Prof. Ocansey said when the maintenance of good healthy habit was inculcated in the traditional caterers, they could pass it on to the entire population since most Ghanaians patronised the food prepared by traditional caterers.
He advised traditional caterers to stop being in the catering business only to make money but to regard themselves as health agents who served hygienic and nutritious food.
Speaking at the opening ceremony, the Chief Executive 0fficer of Homefoods Processing and Cannery Limited, Mrs Felicia Twumasi, urged the women to stop using their business capital for weddings and funerals since that could lead to the depletion of their capital.
She, therefore, advised them to inculcate the habits of savings and good record keeping to ensure that they qualified for micro financing to expand their businesses.
Mrs Twumasi also implored them to expand their businesses into related fields instead of moving from one unrelated business to another.
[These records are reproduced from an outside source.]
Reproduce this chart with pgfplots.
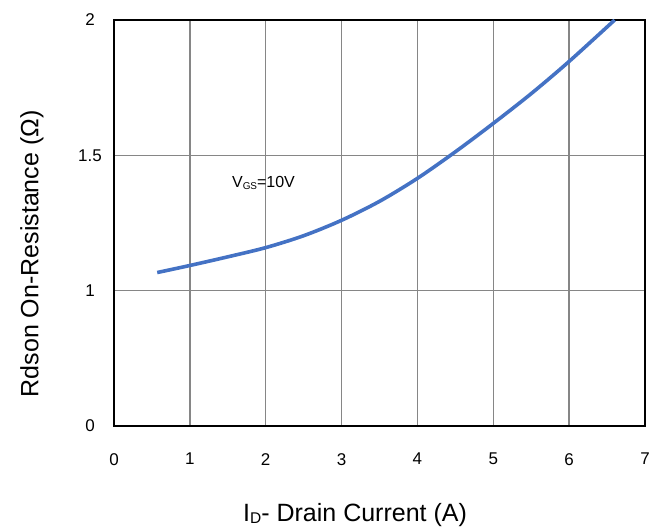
\documentclass[border=0pt]{standalone}
\usepackage{fontspec}
\setmainfont{Liberation Sans}
\usepackage{pgfplots}
\pgfplotsset{compat=1.18}
\definecolor{curveblue}{RGB}{68,114,196}
\definecolor{gridgray}{RGB}{134,134,134}
\newcommand{\lowsub}[1]{\raisebox{-0.08em}{\scalebox{0.62}{#1}}}

\begin{document}
\begin{tikzpicture}
  \useasboundingbox (0,0) rectangle (666pt,530pt);
  \begin{axis}[
      at={(114pt,104pt)}, anchor=south west,
      width=531pt, height=406pt, scale only axis,
      xmin=0, xmax=7, ymin=0, ymax=2,
      % the y scale is not linear: 0-1, 1-1.5 and 1.5-2 take equal room
      y coord trafo/.code={\pgfmathparse{(#1<1)?(#1):(2*#1-1)}},
      xtick={0,1,...,7},
      ytick={0,1,1.5,2}, yticklabels={0,1,1.5,2},
      grid=major,
      major grid style={gridgray, line width=1.4pt},
      axis line style={black, line width=1.5pt},
      major tick length=0pt,
      /pgf/number format/assume math mode=true,
      ticklabel style={font=\fontsize{17}{17}\selectfont},
      xticklabel style={anchor=north, inner sep=0pt, yshift=-27pt},
      yticklabel style={anchor=center, inner sep=0pt, xshift=-24pt},
      xlabel={I\lowsub{D}- Drain Current (A)},
      ylabel={Rdson On-Resistance (Ω)},
      xlabel style={at={(rel axis cs:0.454,-0.219)}, anchor=center,
        font=\fontsize{25}{25}\selectfont},
      ylabel style={at={(rel axis cs:-0.1544,0.424)}, anchor=center,
        font=\fontsize{25}{25}\selectfont},
    ]
    \addplot[curveblue, line width=3.6pt, smooth, no marks] coordinates {
      (0.57,1.067) (1,1.093) (1.5,1.125) (2,1.159) (2.5,1.203)
      (3,1.26) (3.5,1.33) (4,1.415) (4.5,1.513) (5,1.618)
      (5.5,1.728) (6,1.847) (6.6,2.0)
    };
    \node[anchor=west, inner sep=0pt, font=\fontsize{16}{16}\selectfont]
      at (rel axis cs:0.222,0.5985) {V\lowsub{GS}=10V};
  \end{axis}
\end{tikzpicture}
\end{document}
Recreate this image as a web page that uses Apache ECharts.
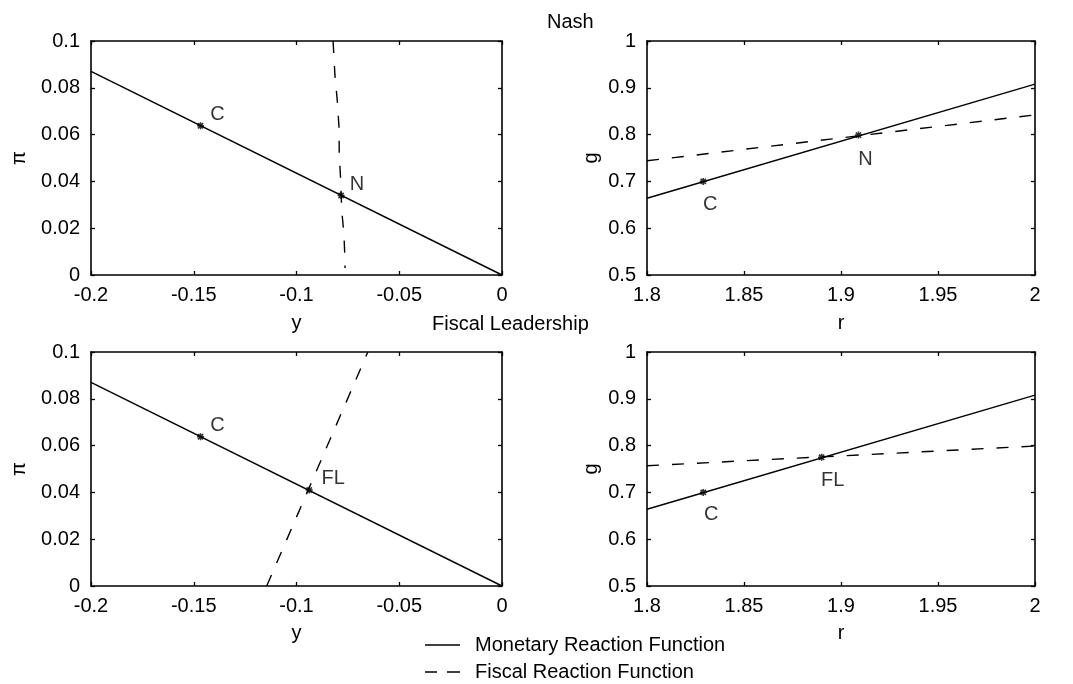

Ms Maureen Erekua Odoi of African Aurora Business Network (AABN), one of the non-governmental organisations (NGOs) which organised the eating business programme, (eatbiz) in collaboration with Indigenous Caterers Association of Ghana, said the year-long training programme would be conducted in all the regions for the 2,000 caterers who had been selected to help mainstream the catering service into the economic development of the country.